Ce qu’il faut souligner aussi, et qui fait la valeur de l’ouvrage, c’est qu’il opère un véritable décentrement. C’est l’Afrique, et non l’Europe ou l’Amérique, qui est ici au centre des routes de circulations mondialisées, et les processus de globalisation sont questionnés du point de vue de l’Afrique et des Africains. Toute une agency est ainsi restituée, y compris celle dont ils ont témoigné quand ils ont été victimes de phénomènes divers de prédation ou d’imposition violente de normes inégalitaires. Mais l’histoire africaine, l’histoire de l’Afrique ne se réduit heureusement pas à celle de la traite et de la colonisation, et il ne faudrait pas oublier la richesse et l’intensité des échanges dont les Africain.e.s ont été les moteurs. L’Afrique et le monde, en tout cas, nous le rappelle.

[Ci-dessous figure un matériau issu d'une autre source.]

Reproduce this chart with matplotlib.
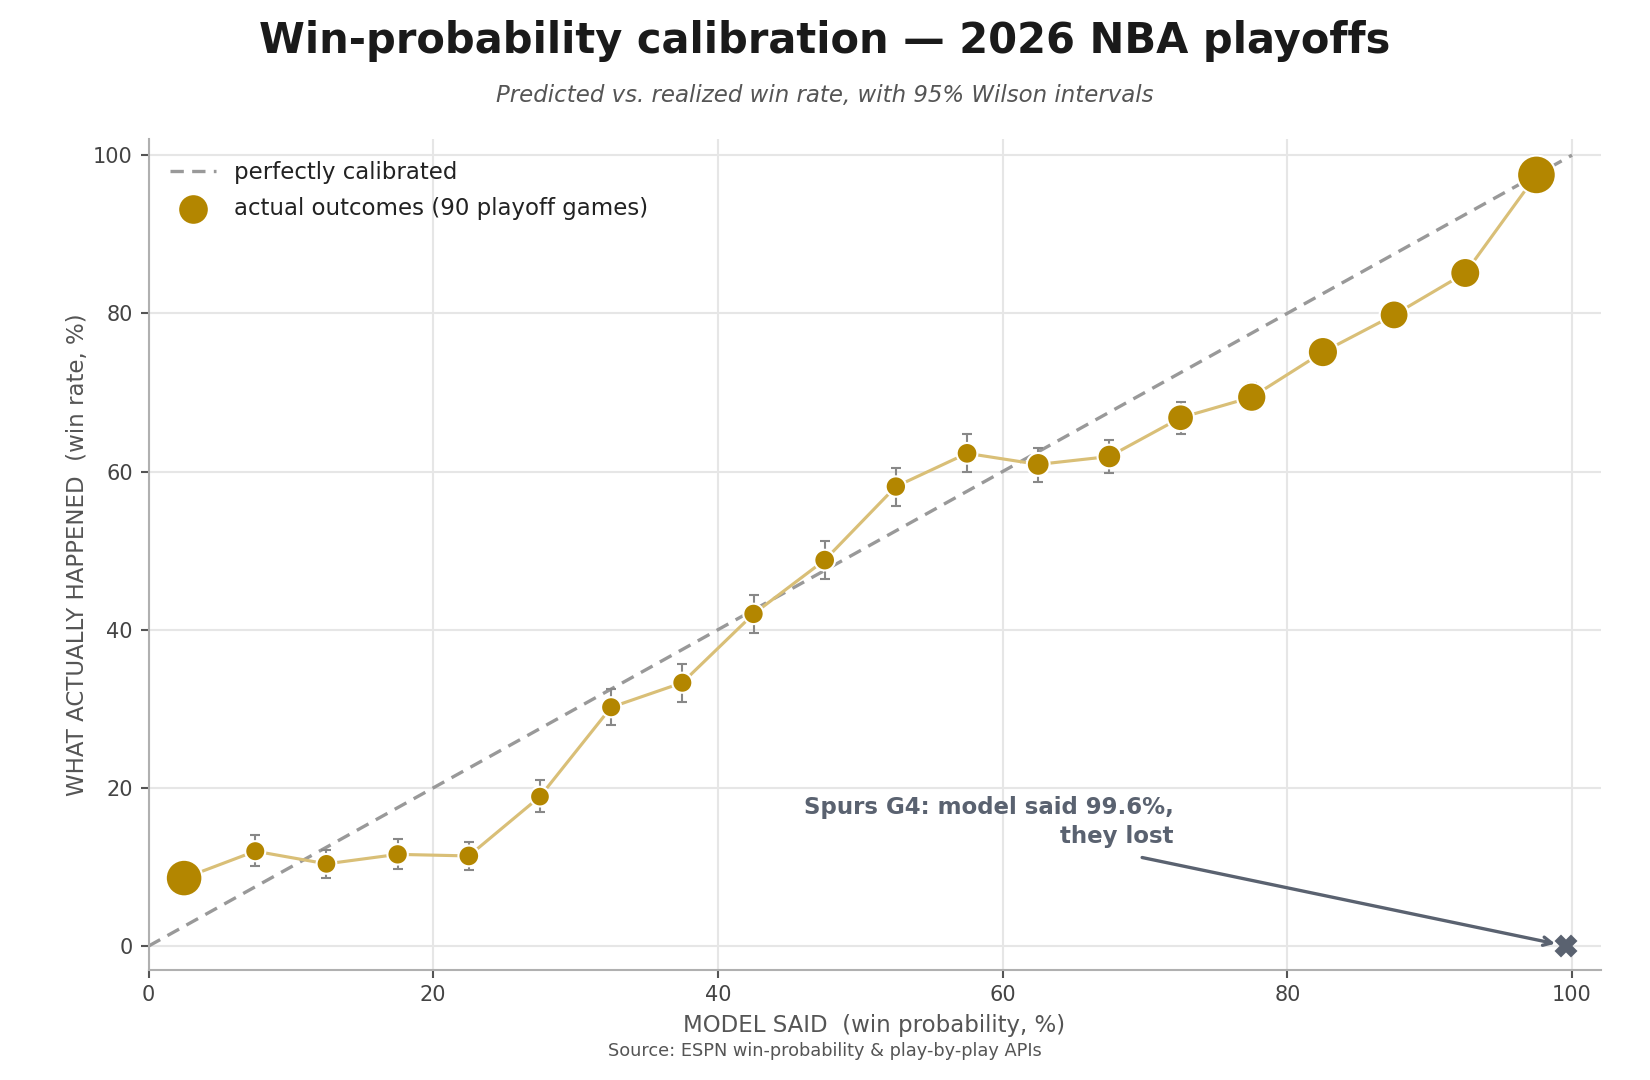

Le livre dirigé par François-Xavier Fauvelle et Anne Lafont propose un exemple bienvenu de ce que peut être une histoire des circulations, une histoire connectée et une histoire globale, construite à partir d’un centre, le continent africain, d’où l’on part pour tisser la toile d’araignée des routes du commerce, de la pensée, ou de l’art – et surtout, en dernière instance, celle des routes physiques ou intellectuelles des acteurs et actrices africain.e.s de la globalisation. Donnons-en deux exemples proposés dans L’Afrique et le monde : le premier est celui du pèlerinage à La Mecque du sultan du Mali Mansa Musa, en 1324-1325 : Il passe par Le Caire, avec une suite composée de milliers d’esclaves et de soldats, chargé aussi de tonnes d’or, puis emprunte la route terrestre du Sinaï pour atteindre La Mecque et rejoindre la côte arabique de la mer Rouge. Le second est celui de Kwameh Nkrumah, originaire de la Gold Coast britannique. Il fait des études aux États-Unis, où il rencontre les théoriciens du panafricanisme Marcus Garvey et W.E.B Du Bois. Il coorganise le congrès panafricain de Manchester en 1945, et sera le père de l’indépendance de la Gold Coast rebaptisée Ghana. Acteurs et actrices de l’histoire du monde, tel.le.s furent les Africains et Africaines, dont ce livre restitue quelques parcours, parmi une infinité.